Although it’s up to each member of a couple to define their relationship with one another (and I’m definitely not disparaging Joe’s and your level of communication), I disagree with the notion that you need to share everything with your spouse.

I feel it’s perfectly healthy for the partners of a relationship to keep details about another person’s life a private matter between the one partner and the outside friend.

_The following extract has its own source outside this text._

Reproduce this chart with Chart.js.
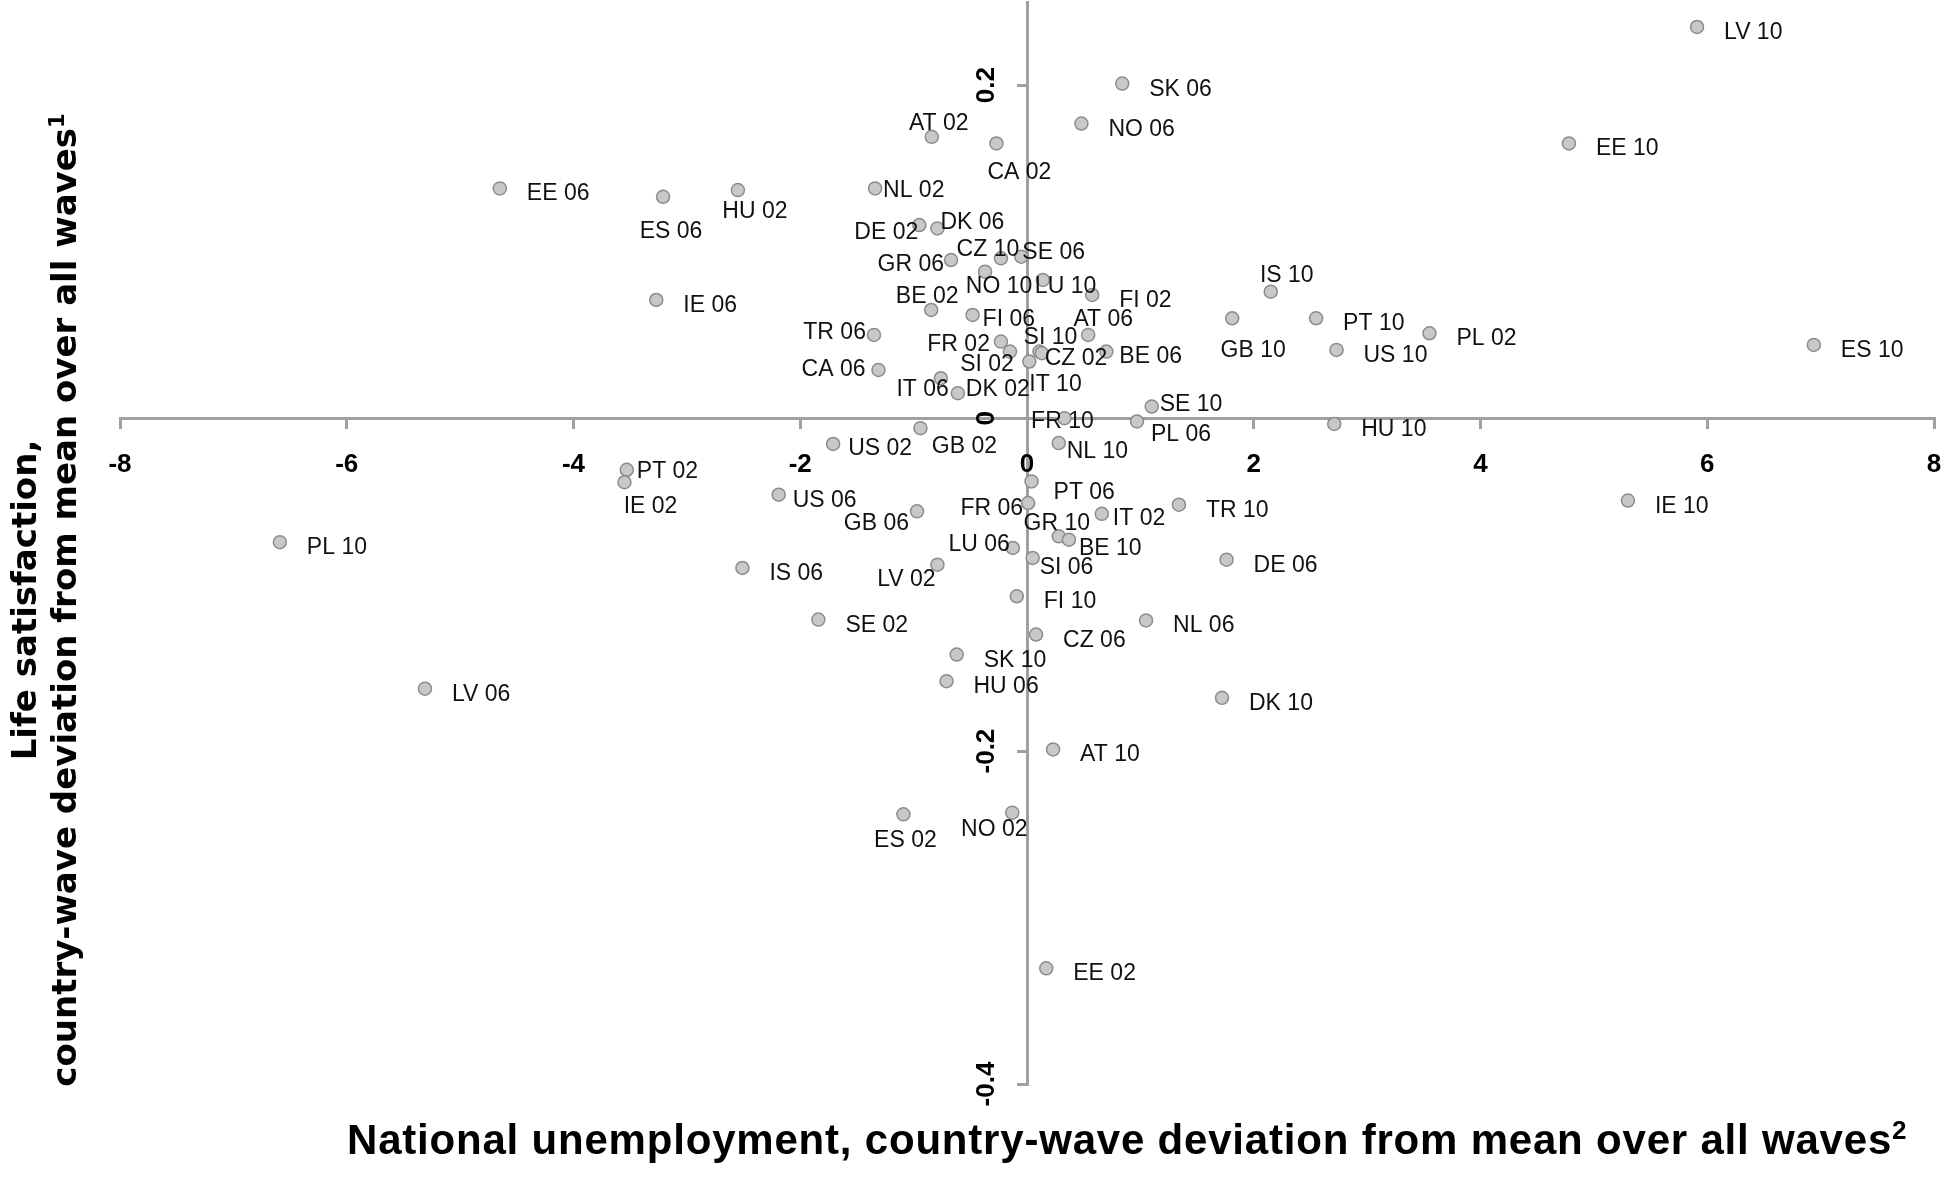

Frankly, in my humble opinion, unless the friend has specifically asked the one partner to include the second partner in on the sharing of private details (this is for most cases, mind you; I’m sure we can come up with many exceptions), then, really, the details are not the business of the second partner.

Being in a relationship is a wonderful thing, of course; in fact, I share most everything with my future wife (except that stained-glass unicorn–oh, and my Buffy DVDs), but when it comes to private, emotional details my friends have shared with me in confidence (regardless of my friends’ genders), auntie em does not get unequivocable access to that information without my friends’ approval.

That said, I realize that not every couple out there share that view with me, so when I tell a married (or otherwise deeply involved) friend something private, I do so with the understanding that his/her partner may also hear this information.

Biggirl’s husband did nothing wrong, I feel. In fact, I think he was acting very respectful.